The Mitchells vs The Machines

“I’ve always felt a little different than everyone else, so I did what any outsider would do. Made weird art.”

Katie Mitchell

Following an unconventional family unexpectedly caught in a robot uprising, The Mitchells vs The Machines is really about family relationships, and the need to find common ground and ways to communicate. Continuing the looser approach to animation style from Into the Spider-verse, the art direction blends detailed 3D animation, flatter cell-shading, and sporadic flairs through 2D overlays. The result lends the incredibly polished production a handmade feel, mirroring Katie’s amateur filmmaking and bringing to mind the creative low-fi filmmaking in Michel Gondry’s Be Kind Rewind.

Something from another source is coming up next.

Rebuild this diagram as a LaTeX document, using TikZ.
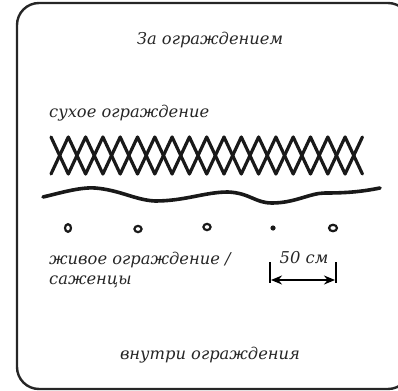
\documentclass[tikz,border=0pt]{standalone}
\usepackage{fontspec}
\setmainfont{DejaVu Serif}
\usetikzlibrary{arrows.meta}
\tikzset{
  lbl/.style={font=\itshape\fontsize{16.3}{19}\selectfont, inner sep=0pt, text=black!85},
  frame/.style={line width=2.4pt, draw=black!85, rounded corners=22pt},
  hand/.style={line width=3.2pt, line cap=round, line join=round, draw=black!90},
  seed/.style={line width=2.2pt, draw=black!90},
}
\begin{document}
\begin{tikzpicture}[x=1pt,y=-1pt]
\useasboundingbox (0,0) rectangle (398,390);
\clip (0,0) rectangle (398,390);
\draw[frame] (17,3) rectangle (410,389);
% texts
\node[lbl] (top) at (210,40) {За ограждением};
\node[lbl, anchor=west] (dry) at (49,113) {сухое ограждение};
\node[lbl, anchor=west] (live) at (49,260) {живое ограждение /};
\node[lbl, anchor=west] (seedl) at (49,282) {саженцы};
\node[lbl] (dist) at (304,258) {50 см};
\node[lbl] (inside) at (210,355) {внутри ограждения};
% criss-cross dry fence
\def\xa{51}\def\pp{17.3}
\draw[hand] (\xa,137) \foreach \k in {1,...,18}{ -- ({\xa+\k*\pp},{ifthenelse(mod(\k,2)==1,174,137)}) };
\draw[hand] (\xa,174) \foreach \k in {1,...,18}{ -- ({\xa+\k*\pp},{ifthenelse(mod(\k,2)==1,137,174)}) };
% wavy line
\draw[hand, line width=3.6pt] (43,197) .. controls (60,193) and (80,187) .. (95,188)
  .. controls (120,190) and (135,200) .. (155,201)
  .. controls (185,201) and (205,192) .. (228,192)
  .. controls (250,193) and (255,203) .. (272,203)
  .. controls (295,203) and (310,193) .. (325,193)
  .. controls (345,193) and (360,192) .. (380,188);
% seedlings
\draw[seed] (68,228) ellipse (3 and 3.8);
\draw[seed] (138,229) ellipse (3.6 and 3.1);
\draw[seed] (207,227) ellipse (3.6 and 3.1);
\fill[black!90] (273,228) circle (2.6);
\draw[seed] (333,228) ellipse (4 and 3.2);
% dimension
\coordinate (l1) at (270,262); \coordinate (l2) at (270,283);
\coordinate (r1) at (336,262); \coordinate (r2) at (336,283);
\draw[line width=2pt] (l1) -- (l2);
\draw[line width=2pt] (r1) -- (r2);
\draw[line width=1.8pt, {Stealth[length=11pt,width=9pt]}-{Stealth[length=11pt,width=9pt]}] (271,280) -- (335,280);
\end{tikzpicture}
\end{document}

Reference humour spans the generations, from Internet memes to older movies (numerous nods to Kill Bill are an unexpected choice). Like Wall-E there is an underlying warning about lazy reliance on technology, although it’s all rather on the nose, with the disaster caused by a young billionaire tech entrepreneur named Mark (“It’s almost like stealing people’s data and giving it to a hyper-intelligent AI as part of an unregulated tech monopoly was a bad thing”). Its depth may be limited to its family dynamics, but spending a couple of hours with the Mitchells is raucous fun and it is hard not to root for a family who plainly love one another, even if their abilities place them at the opposite end of the spectrum to the Incredibles.